How should I evaluate vCISO companies?
Five questions cut through marketing language fast. (1) Will the senior practitioner I meet on the kickoff call be the one doing the actual work, or will the engagement be staffed with associates after signing? (2) Is the retainer month-to-month or am I locked into an annual commitment? (3) What is the response SLA, and what specifically happens during a real incident? (4) Does the firm do penetration testing in-house, or subcontract it (or skip it)? (5) Has the firm credibly run my specific framework stack (SOC 2, ISO 27001, HIPAA, PCI, CMMC) for companies like mine? Walk away from any firm that hedges on questions 1, 2, or 4.
What is the price range for vCISO services?
Industry-wide, $3,000 to $15,000 per month for retainer engagements. Big 4 firms run $20,000 to $40,000+ per month with partner-rate billing. Practitioner-led boutiques run $5,000 to $10,000. Mid-market consultancies run $3,000 to $6,000. AI-driven platforms with vCISO overlay run $1,500 to $4,000. Below $1,500 per month is usually a part-time freelancer rather than senior leadership.
Should I pick a vCISO firm or hire full-time?
Hire full-time when you have crossed roughly 250 employees, operate three or more regulated frameworks simultaneously, have an in-house security team of 3+ that needs a permanent leader, or your investors specifically want a full-time security executive on staff. Below those thresholds, vCISO is almost always the right answer. Many companies use a vCISO interim engagement to bridge the recruit when they do graduate to full-time.
How do practitioner-led firms differ from Big 4?
Practitioner-led firms have senior operators doing the actual work; the founder is the hands-on consultant. Big 4 firms operate on an associate-staffed model: partners close the work, associates run the engagements. You pay partner rate either way, but practitioner-led firms deliver partner-grade work. Big 4 wins when procurement requires a brand on the contract. Practitioner-led wins when you need the work done well.
Can a small vCISO firm handle multi-framework engagements?

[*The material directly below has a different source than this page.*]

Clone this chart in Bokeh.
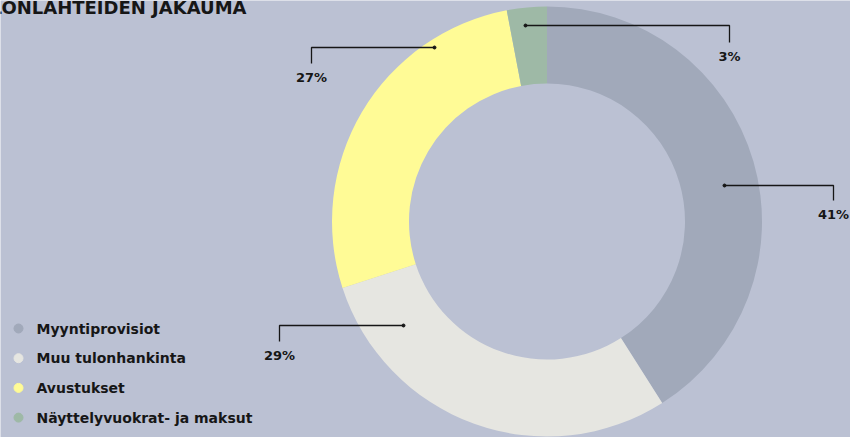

Yes, if they have credible experience in each framework. The constraint is bandwidth, not capability: a 2-person firm can credibly handle SOC 2 + ISO 27001 + HIPAA for one client at a time, but not for ten clients simultaneously. Larger firms have headcount for parallel engagements but layer associates underneath. Pick based on the engagement shape: deep single-client work favors small firms; broad parallel work favors larger ones.
Is "best" different by industry?
Yes, materially. Healthtech vCISO work needs HIPAA and HITRUST experience. Fintech needs PCI DSS scope decisions and bank diligence experience. Defense contractors need CMMC and DFARS. Pure SaaS needs SOC 2 fluency above all else. A firm with deep SOC 2 chops may be a poor fit for a fintech that needs sponsor-bank diligence. Match the firm to your actual framework stack.